Yoshi Tamura from the NTT Cyber Space Laboratories in Japan gave a very interesting presentation on Kemari. Kemari is a new approach to cluster systems that synchronize VMs for fault tolerance without modifying neither hardware nor applications.
Since virtualization puts an abstract layer between hardware and operating system, it also offers the possibility to migrate virtual machines between physical hosts – but that’s no magic these days. When it comes to high availability and virtual machines today, the approaches mostly consist of using the image-file on a shared data-storage and having multiple copies of configuration files on the potential physical hosts. If one of the hosts breaks, another takes over and automatically fires up the configuration file to boot the virtual machine.

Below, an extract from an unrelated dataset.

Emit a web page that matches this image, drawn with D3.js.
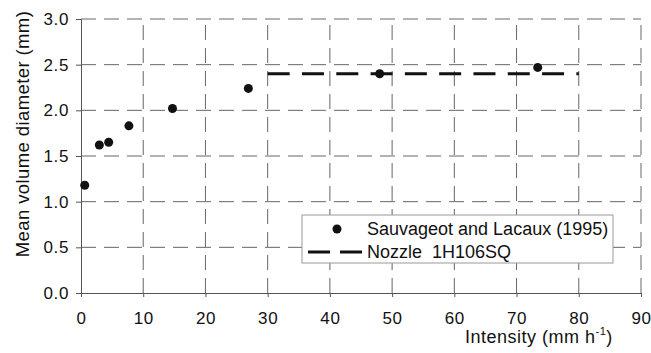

Kemari goes a step further. The word Kemari comes from a traditional Japanese football game where you are supposed not to drop the ball. In the context of virtualization it means: Don’t drop the virtual machine!
But how do you make sure the virtual machine is continuing to run with no noticeable downtime? The most obvious technology for this is synchronization. One could pause the VM, copy a snapshot to a secondary server and unpause the VM on the primary server once the transfer has been ended successfully. The snapshot for this moment is then available to the secondary node. But what about storage, network and console events that occur in between the snapshots of the VM?
There are two ways to realize this. The first one is the so called lock-step approach which logs the external events on the primary VM and transfers them to the secondary VM where they need to be replayed. The disadvantage of this is the complicated implementation if you are trying to synchronize two VMs between different processor families – there might be events that cannot be replayed easily. The second approach uses continuous checkpoints (REMUS project at UBC). Here the outputs on the primary VM are buffered and delayed until the secondary VM is being updated.
Kemari is using a hybrid approach. It traps events sent by the frontend driver of the primary VM through the Xen event channel and sends them to the secondary VM. By snapshoting the VM before the event is sent out to hardware, there are no inconsistencies in case the secondary VM has to take over.
Yoshi also brought a demonstration video with him. Here he showed how a xclock kept running although the primary physical server was shutdown through the HP iLO board. There was only a little pause (<1 sec) but the VNC session and the clock kept running on the secondary server. His presentation can be found here and an abstract of the Kemari architecture is located here.
The ambitious work and open discussion of these completely new and promising approaches (both Kemari and Remus) will make Xen and virtualization in general more and more popular. Once this is included in the core Xen hypervisor, high availability comes to the masses: high availability 2.0.